We studied the (dis)agreement between human judges on an extractive summarization task: post selection for long discussion forum threads. In a user study we found that for the majority of long threads on an open-domain discussion forum, raters value the idea of thread summarization through post selection. However, when they were asked to perform the extractive summarization task, the inter-rater agreement was slight to fair.

We trained and evaluated a generic model for extractive summarization by combining the reference summaries created by the 10 raters. The model performs similar to a human rater: the agreement between the model and human raters is not lower than the agreement among human raters. Moreover, in a side-by-side comparison between a summary created by our model and a summary created by a human rater, the model-generated summary was judged as equal to or better than the human summary in 51.7% of the cases.

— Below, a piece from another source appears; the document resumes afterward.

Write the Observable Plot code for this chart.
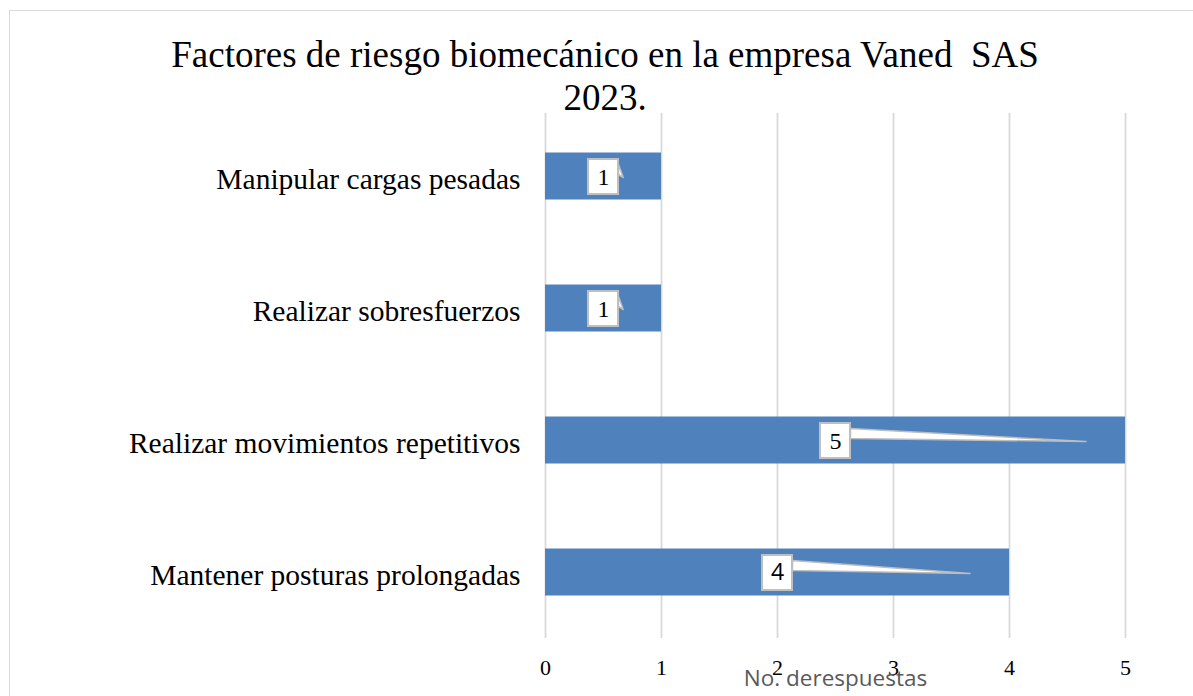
<!DOCTYPE html>
<html>
<head>
<meta charset="utf-8">
<script src="https://cdn.jsdelivr.net/npm/d3@7"></script>
<script src="https://cdn.jsdelivr.net/npm/@observablehq/plot@0.6"></script>
<style>
  html, body { margin: 0; padding: 0; background: #fff; width: 1193px; height: 696px; overflow: hidden; }
  #frame { position: absolute; left: 9px; top: 10px; width: 1300px; height: 800px; border: 1.5px solid #d9d9d9; box-sizing: border-box; }
  #title { position: absolute; left: 0; top: 33px; width: 1210px; text-align: center;
           font-family: "Liberation Serif", "Times New Roman", serif; font-size: 37px; line-height: 43px; color: #000; white-space: pre; }
  #chart { position: absolute; left: 0; top: 0; }
</style>
</head>
<body>
<div id="frame"></div>
<div id="chart"></div>
<div id="title">Factores de riesgo biomecánico en la empresa Vaned  SAS
2023.</div>
<script>
const categories = [
  "Manipular cargas pesadas",
  "Realizar sobresfuerzos",
  "Realizar movimientos repetitivos",
  "Mantener posturas prolongadas"
];
const values = [1, 1, 5, 4];
// x position (in data units) of each data-label callout's pointer tip
const calloutTips = [0.67, 0.67, 4.66, 3.66];
const xTicks = [0, 1, 2, 3, 4, 5];
const xLabel = "No. derespuestas";

const W = 1193, H = 696;
const mL = 545, mR = 68, mT = 110, mB = 58;
const xDomain = [0, 5], yDomain = [-0.5, 3.5];
const px = (xDomain[1] - xDomain[0]) / (W - mL - mR);   // data units per pixel (x)
const py = (yDomain[1] - yDomain[0]) / (H - mT - mB);   // data units per pixel (y)

const data = categories.map((c, i) => ({i, c, v: values[i], tip: calloutTips[i]}));

const wedges = data.flatMap(d => {
  const bx = d.v / 2 + 15 * px;
  return [
    {i: d.i, x: bx, y: d.i - 12 * py},
    {i: d.i, x: d.tip, y: d.i + 1 * py},
    {i: d.i, x: bx, y: d.i - 2 * py}
  ];
});

const serif = "'Liberation Serif', 'Times New Roman', serif";
const sans = "'Open Sans', 'Noto Sans', sans-serif";

const chart = Plot.plot({
  width: W, height: H,
  marginLeft: mL, marginRight: mR, marginTop: mT, marginBottom: mB,
  x: {domain: xDomain},
  y: {domain: yDomain, reverse: true},
  style: {background: "transparent"},
  marks: [
    Plot.ruleX(xTicks, {y1: -0.5 + 3 * py, y2: 3.5, stroke: "#d9d9d9", strokeWidth: 1.8}),
    Plot.rectX(data, {x1: 0, x2: "v", y1: d => d.i - 23.5 * py, y2: d => d.i + 23.5 * py, fill: "#4f81bd"}),
    Plot.line(wedges, {x: "x", y: "y", z: "i", curve: "linear-closed", fill: "#ffffff", stroke: "#bdbdbd", strokeWidth: 1.5}),
    Plot.rect(data, {
      x1: d => d.v / 2 - 15 * px, x2: d => d.v / 2 + 15 * px,
      y1: d => d.i - 17 * py, y2: d => d.i + 18 * py,
      fill: "#ffffff", stroke: "#bfbfbf", strokeWidth: 2
    }),
    Plot.text(data.filter(d => d.i !== 3), {x: d => d.v / 2, y: d => d.i + 0.5 * py, text: d => String(d.v),
      fontSize: 24, fontFamily: serif, fill: "#000"}),
    Plot.text(data.filter(d => d.i === 3), {x: d => d.v / 2, y: d => d.i + 0.5 * py, text: d => String(d.v),
      fontSize: 23, fontFamily: sans, fill: "#000"}),
    Plot.axisY({ticks: [0, 1, 2, 3], tickFormat: i => categories[i], tickSize: 0, tickPadding: 25,
      fontSize: 29.5, fontFamily: serif, fill: "#000", dy: 3, label: null}),
    Plot.axisX({ticks: xTicks, tickFormat: d => String(d), tickSize: 0, tickPadding: 21,
      fontSize: 22, fontFamily: serif, fill: "#000", label: null}),
    Plot.text([xLabel], {frameAnchor: "bottom", dy: 47, text: d => d, fontSize: 22.5, fontFamily: sans, fill: "#595959"})
  ]
});
document.getElementById("chart").appendChild(chart);
</script>
</body>
</html>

The raters had a preference for their own summary, although they created it a month earlier. This indicates that personal preferences do play a role in extractive summarization, although our experiments with personalized models were inconclusive—perhaps due to data sparseness. Our results indicate that we can generate sensible summaries of long threads on an open-domain discussion forum.

In the near future, we plan to (1) extend our work to other forum types and languages, such as Facebook discussion threads; (2) train and evaluate pairwise preference classifiers for extractive summarization; (3) implement and evaluate sentence-level summarization of long threads; and (4) experiment with query-based summarization using the query logs of the Viva forum.

Our collection of human reference summaries is unique in terms of domain (discussion forum threads) and size (106 threads by 10 raters). We release the reference summaries as a publicly available dataset.